The European Commission has proposed several rules for ridding the credit rating agencies of the conflicts of interest that critics say have tainted their assessments in recent years.
The drafted rules come on the heels of the heavy criticism lobbed against the major agencies — Fitch Ratings, Moody’s Investor Service, and Standard and Poor’s — for not providing quicker and more accurate grades of mortgage-backed securities before the credit markets imploded and they clamored to make thousands of downgrades. Because of the inaccurate ratings, they have been blamed by lawmakers and investor advocates for being a major player in the credit crisis.
In a speech today, European commissioner Charlie McCreevy said the proposed rules will balance the agencies’ need for independence with “effective oversight” and are stronger than U.S. regulations. “This proposal goes further than the rules existing in any other jurisdiction in the world,” he said. “On this issue we are adopting a leading role.”
To be sure, the U.S. Securities and Exchange Commission has proposed rules that attempt to solve the industry’s conflicts of interest, along with investors’ apparent ignorance over the different risks involved among various types of asset-backed securities. But commissioners have yet to vote on a final set of rules. If approved, the SEC’s changes would require all rating agencies to publicly release all their ratings, and share the information on which they are based. In addition, the agencies could no longer structure the same products they rate.
The EU’s proposed regulations seem to go a bit deeper by explicitly prohibiting the agencies from providing any advisory services. “In order to avoid potential conflicts of interest credit rating agencies should limit their activity to the issuing of credit ratings,” the drafted rules state.
The proposed rules are largely based on voluntary, code-of-conduct guidelines the International Organization of Securities Commissions put out last year. IOSCO’s members, which includes the SEC, regulate more than 90 percent of the world’s securities markets.

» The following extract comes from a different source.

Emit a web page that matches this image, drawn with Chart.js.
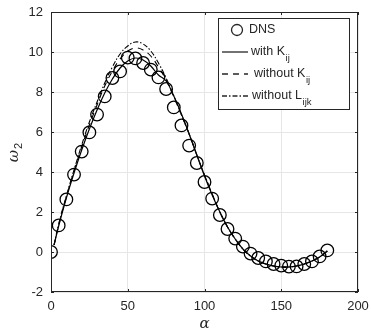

Unlike IOSCO’s guidelines, these new rules would be binding — reflecting a regulatory approach that will certainly win the favor of the CFA Institute Centre for Financial Market Integrity, a research and policy organization that has been asking for the conduct code to become mandatory. Earlier this year, McCreevy called the code a “toothless wonder.”
His proposal would require raters to disclose any rated entities or retail third parties that contribute more than 5 percent of their annual revenue. And they would need to employee three independent directors, including an expert in securitization and structured finance. Violators could be sanctioned and lose their license. “CRAs will no longer be able to use the defense that credit ratings are just opinions,” McCreevy said.
For their part, the major rating agencies say they welcome consistent regulations across borders but could have reservations about some of the proposed rules. “While Fitch will continue to search for common ground on a few key provisions in the proposals, we will engage in a balanced and constructive way with the Commission, the European Council and the European Parliament as the approval process moves forward,” said Fitch CEO Stephen Joynt.
Added an S&P spokesman, “We share the commission’s goal of bringing greater transparency and confidence to the markets and are examining its latest proposals to see if they support ratings opinions that are independent and internationally consistent.” S&P already follows many of the proposed requirements, such as analyst rotations and doesn’t provide consulting services, he said.
“We believe any regulatory oversight in the EU should protect the independence of credit opinions, permit sufficient flexibility to adapt to market changes and promote regulatory consistency across the globe,” said a Moody’s spokesman. “We are hopeful that the outcome of this process will reflect these principles.”